One man who had no fun at all was Rickie Fowler who did well to even make contact with the 60-foot screen, so wayward were his ball-striking efforts. “It’s not traditional golf, but it IS golf,” Tiger insisted when ESPN had a word with him, Rickie not convinced.
Tiger, it has to be said, looked a little bored when he watched it all from his course-side seat, leaving it to Rory to gush over how fabulous it all was, him being its consummate salesman. DJ Khaled too. “Golf is like life,” he told Marty Smith, “it ain’t easy, but it’s beautiful.”
What Peter Alliss would have made of it, God knows. You’d have a notion he’s revolving in his grave, but you have to doff your cap to ESPN’s efforts to sell it.
“Lights, camera, action, it’s go time,” our presenter Scot Van Pelt declared at the start of the two-hour show, promising us that we were about to witness “reimagined” golf that would tinkle our ivories.

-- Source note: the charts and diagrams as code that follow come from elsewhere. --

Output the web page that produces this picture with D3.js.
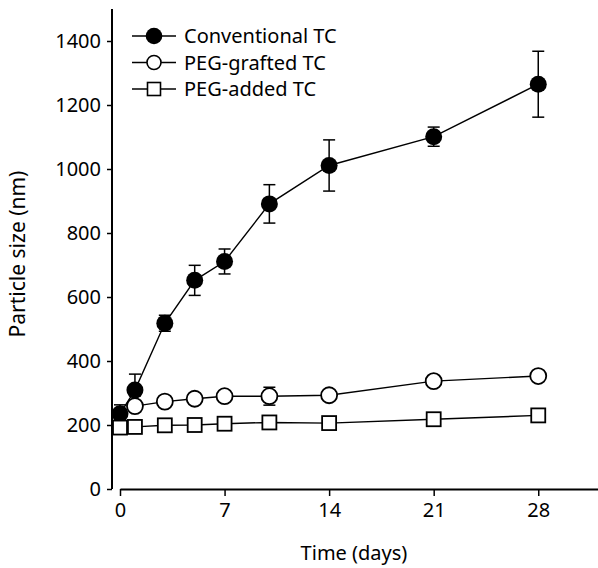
<!DOCTYPE html>
<html>
<head>
<meta charset="utf-8">
<title>Particle size over time</title>
<script src="https://d3js.org/d3.v7.min.js"></script>
<style>
  body { margin: 0; background: #fff; }
  text { font-family: "Noto Sans", "Open Sans", sans-serif; fill: #000; }
</style>
</head>
<body>
<div id="chart"></div>
<script>
// data
var days = [0, 1, 3, 5, 7, 10, 14, 21, 28];
var conventional = [235, 309, 518, 652, 711, 891, 1011, 1101, 1265];
var conventionalErr = [28, 50, 25, 47, 39, 60, 80, 30, 103];
var graftedDays = [1, 3, 5, 7, 10, 14, 21, 28];
var grafted = [259, 273, 282, 290, 290, 293, 337, 353];
var graftedErr = [0, 0, 0, 0, 28, 0, 0, 0];
var added = [192, 194, 199, 200, 204, 208, 206, 218, 230];
var xTicks = [0, 7, 14, 21, 28];
var yTicks = [0, 200, 400, 600, 800, 1000, 1200, 1400];
var legendLabels = ["Conventional TC", "PEG-grafted TC", "PEG-added TC"];

var W = 598, H = 568;

var svg = d3.select("#chart")
  .append("svg")
    .attr("width", W)
    .attr("height", H);

var x = d3.scaleLinear().domain([0, 32]).range([120, 598]);
var y = d3.scaleLinear().domain([0, 1500]).range([489, 9]);

// y axis (offset from x axis like the original)
var yAxis = svg.append("g")
  .attr("transform", "translate(112,0)")
  .call(d3.axisLeft(y).tickValues(yTicks).tickFormat(d3.format("d"))
    .tickSize(5).tickPadding(6).tickSizeOuter(0));
yAxis.select(".domain").attr("d", "M0," + y(1500) + "V" + y(0)).attr("stroke-width", 2);
yAxis.selectAll(".tick line").attr("stroke-width", 1.5);
yAxis.selectAll("text").style("font-size", "20px");

// x axis
var xAxis = svg.append("g")
  .attr("transform", "translate(0,489)")
  .call(d3.axisBottom(x).tickValues(xTicks).tickFormat(d3.format("d"))
    .tickSize(7).tickPadding(7).tickSizeOuter(0));
xAxis.select(".domain").attr("stroke-width", 2);
xAxis.selectAll(".tick line").attr("stroke-width", 1.5);
xAxis.selectAll("text").style("font-size", "20px");

svg.append("text")
  .attr("x", 354)
  .attr("y", 560)
  .attr("text-anchor", "middle")
  .style("font-size", "20px")
  .text("Time (days)");

svg.append("text")
  .attr("transform", "translate(25,254) rotate(-90)")
  .attr("text-anchor", "middle")
  .style("font-size", "21px")
  .text("Particle size (nm)");

var line = d3.line()
  .x(function(d) { return x(d[0]); })
  .y(function(d) { return y(d[1]); });

function zip(a, b, e) {
  return a.map(function(v, i) { return [v, b[i], e ? e[i] : 0]; });
}

var convData = zip(days, conventional, conventionalErr);
var graftData = zip(graftedDays, grafted, graftedErr);
var addData = zip(days, added);

// connecting lines
[convData, graftData, addData].forEach(function(s) {
  svg.append("path")
    .datum(s)
    .attr("d", line)
    .attr("fill", "none")
    .attr("stroke", "#000")
    .attr("stroke-width", 1.4);
});

// error bars
function errorBars(s) {
  var g = svg.append("g").attr("stroke", "#000").attr("stroke-width", 1.5);
  s.filter(function(d) { return d[2] > 0; }).forEach(function(d) {
    var cx = x(d[0]), top = y(d[1] + d[2]), bot = y(d[1] - d[2]);
    g.append("line").attr("x1", cx).attr("x2", cx).attr("y1", top).attr("y2", bot);
    g.append("line").attr("x1", cx - 6).attr("x2", cx + 6).attr("y1", top).attr("y2", top);
    g.append("line").attr("x1", cx - 6).attr("x2", cx + 6).attr("y1", bot).attr("y2", bot);
  });
}
errorBars(convData);
errorBars(graftData);

// markers
svg.append("g").selectAll("circle")
  .data(convData).enter()
  .append("circle")
    .attr("cx", function(d) { return x(d[0]); })
    .attr("cy", function(d) { return y(d[1]); })
    .attr("r", 8.5)
    .attr("fill", "#000");

svg.append("g").selectAll("rect")
  .data(addData).enter()
  .append("rect")
    .attr("x", function(d) { return x(d[0]) - 7; })
    .attr("y", function(d) { return y(d[1]) - 7; })
    .attr("width", 14)
    .attr("height", 14)
    .attr("fill", "#fff")
    .attr("stroke", "#000")
    .attr("stroke-width", 1.8);

svg.append("g").selectAll("circle")
  .data(graftData).enter()
  .append("circle")
    .attr("cx", function(d) { return x(d[0]); })
    .attr("cy", function(d) { return y(d[1]); })
    .attr("r", 8)
    .attr("fill", "#fff")
    .attr("stroke", "#000")
    .attr("stroke-width", 1.8);

// legend
var legend = svg.append("g");
legendLabels.forEach(function(lab, i) {
  var ly = 36 + i * 26.5;
  legend.append("line")
    .attr("x1", 132).attr("x2", 176)
    .attr("y1", ly).attr("y2", ly)
    .attr("stroke", "#000").attr("stroke-width", 1.4);
  if (i === 0) {
    legend.append("circle").attr("cx", 154).attr("cy", ly).attr("r", 8.3).attr("fill", "#000");
  } else if (i === 1) {
    legend.append("circle").attr("cx", 154).attr("cy", ly).attr("r", 7)
      .attr("fill", "#fff").attr("stroke", "#000").attr("stroke-width", 1.6);
  } else {
    legend.append("rect").attr("x", 147.5).attr("y", ly - 6.5).attr("width", 13).attr("height", 13)
      .attr("fill", "#fff").attr("stroke", "#000").attr("stroke-width", 1.6);
  }
  legend.append("text")
    .attr("x", 184)
    .attr("y", ly)
    .attr("dy", "0.36em")
    .style("font-size", "20px")
    .text(lab);
});
</script>
</body>
</html>
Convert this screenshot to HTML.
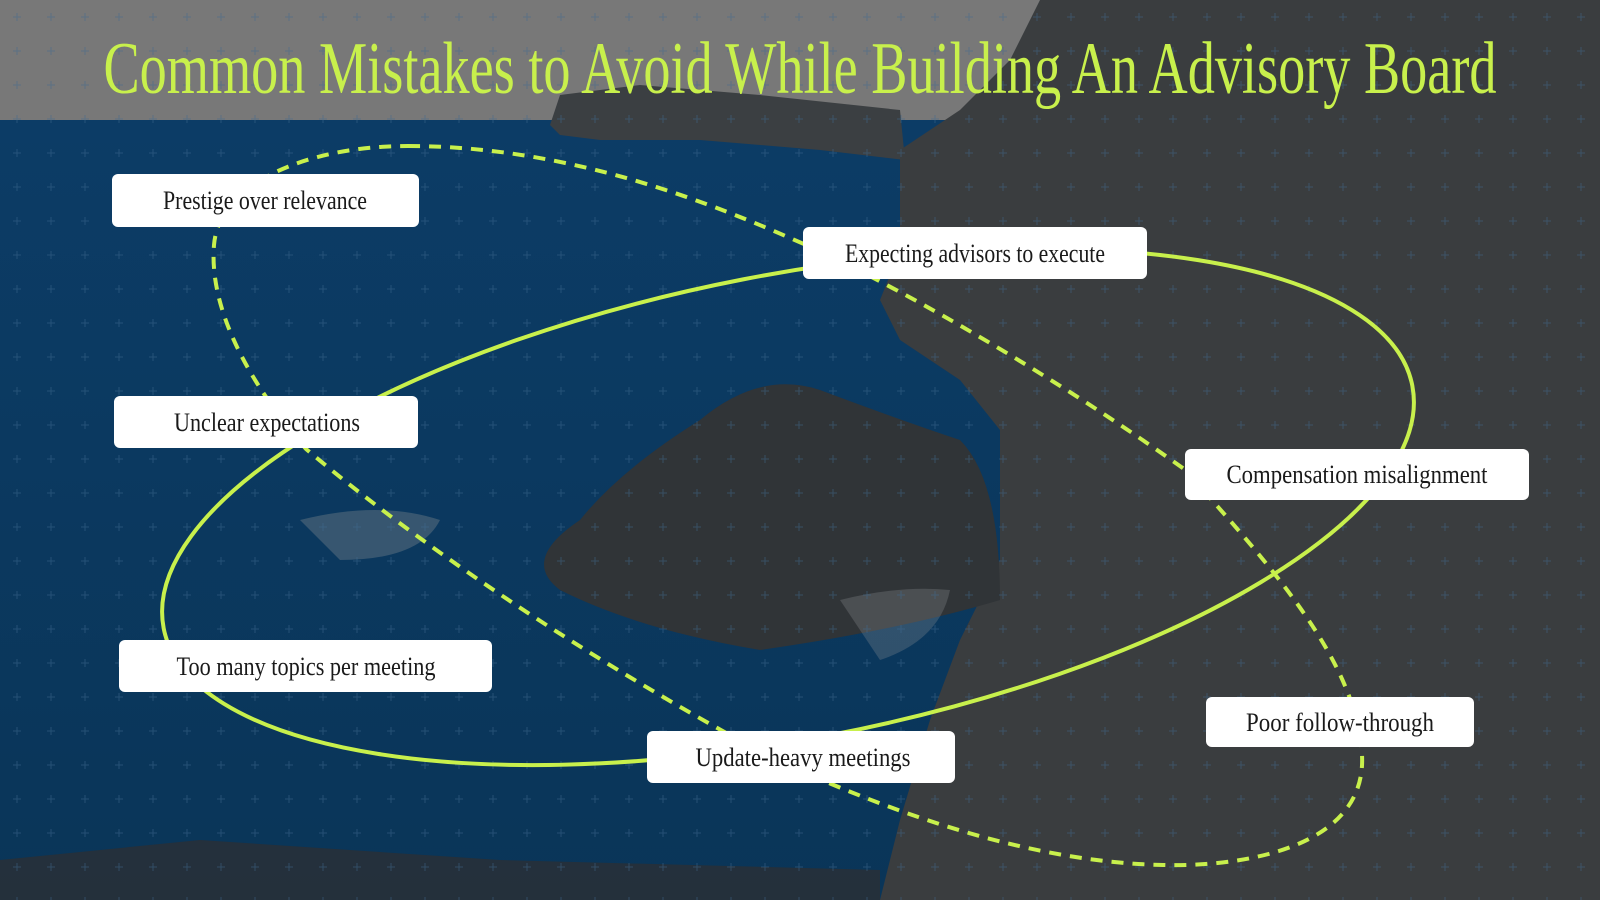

And it would no longer, incidentally, be a good walk spoiled, there being not much walking involved at all.
That, of course, means that Tiger with his banjaxed hips and legs will be able to star in this reimagined version of the game, ESPN telling us more times than Rickie winced that Tiger would be making his TGL debut next week. Anyone would think he was still the sport’s star attraction.
Mean people have, of course, suggested that Patrick Cantlay would find that shot clock – which ensures that we only have to watch a round of golf for two hours instead of an interminable length of time – traumatising, but it is actually the best thing about TGL: it’s over quickly enough.
That’s not to say it wasn’t a bit of a laugh, it was indeed, and sure look it, we’re always quick to do down efforts to spice up our sporting pleasures.
But? After five minutes, you’d be like, ‘that’s plenty’. Watching lads hitting balls into a five storey screen while having Bono crooning in their ears, and them taking it as seriously as if they were playing Super Mario on their ‘putters ... you wouldn’t be setting the alarm for 1.59am.
A beautiful day for reimagined golf? ESPN’s hearts were certainly a-bloom. The rest of us? Hmm.